Wäre mal ein lustiges Gesellschaftsspiel, vielleicht noch mit einer Quartett-Ebene mit Musikkonsum? Geschmack trifft es nun mal nicht immer, aber es muss ja auch Weine für Helene-Fischer-Fans geben…
Dabei stellt sich zunächst die Frage, ob du den Wein trinkst, oder ihn ausstellst? Ihn selber ausgewählt und bezahlt hast oder ob du dich gerne dazu einladen lässt?
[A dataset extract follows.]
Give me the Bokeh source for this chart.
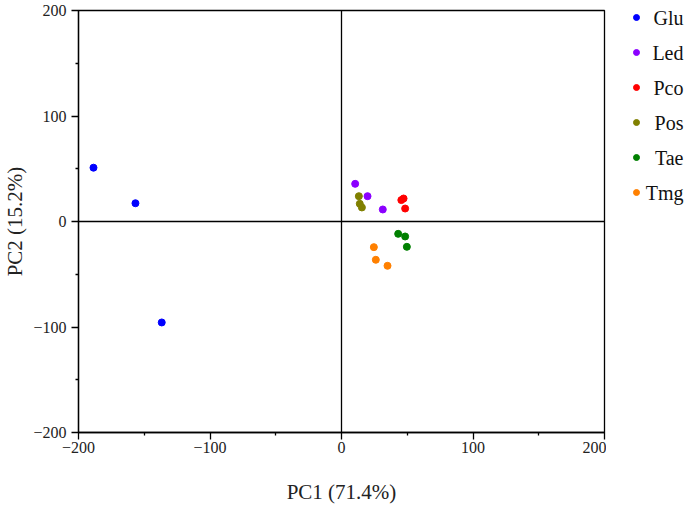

Ihn gerne trinken würdest, weil er dir einfach unglaublich gut schmeckt, er dich an etwas erinnert oder weil ihn der XXX oder der YYY (oder PP 😉 gelobt, bewertet, gepriesen oder gar den generellen „Trinkbefehl“ erteilt hat? Sehr interessant und aufschlussreich sind dabei auch immer Postings bei Facebook und anderswo, wer mit wem wann welche Weine. (wwwww:-) Wer die Zeche zahlt, steht nicht immer dabei. Besser so. Gut jedenfalls, dass viele Weine immer noch blind verkostet werden.
Jetzt aber schnell noch ein Selfie mit dem Winzer gemacht? Smile & say Riiiesling!
Gottfried (oder Leo?) vom hundertachtziggrad-blog konnte wohl Gedanken lesen, da ich gerade einen Wein vom „österreichischen Kultwinzer Heinrich“ (O-Ton dort) geöffnet habe, allerdings wirklich nur einen ganz einfachen Blaufränkisch. 2013 Blaufränkisch – Gernot Heinrich, Gols, Neusiedlersee. Beschreibung gibt’s keine, gerade erst offen. Und ja, er läuft, aber ich will ja fertig werden und muss bald wieder Windeln wechseln…
In diesem Sinne – happy WeinRallye-Day!
Cheers, der Weinanwalt Stefan.
–
Die Zusammenfassung der Rallye mit den Links zu sämtlichen anderen Beiträgen gibt es später wie immer beim Veranstalter, diesmal von hundertachtziggrad.
Die Weinrallye ist ein derzeit monatlich stattfindendes Blogevent. Jeweils ein anderer Blog bestimmt ein Thema und ruft die Blogosphäre dazu auf, zu diesem Thema einen Artikel zu verfassen. Sinn und Zweck einer Weinrallye ist einzig und alleine der Spass und die Motivation, schöne Themen aufzuarbeiten. Bei der Weinrallye darf jeder mitmachen, egal ob Weinblogger oder nicht. Auch Nichtbloggern bieten die Gastgeber immer die Möglichkeit ihre Beiträge auf ihrem Blog zu veröffentlichen.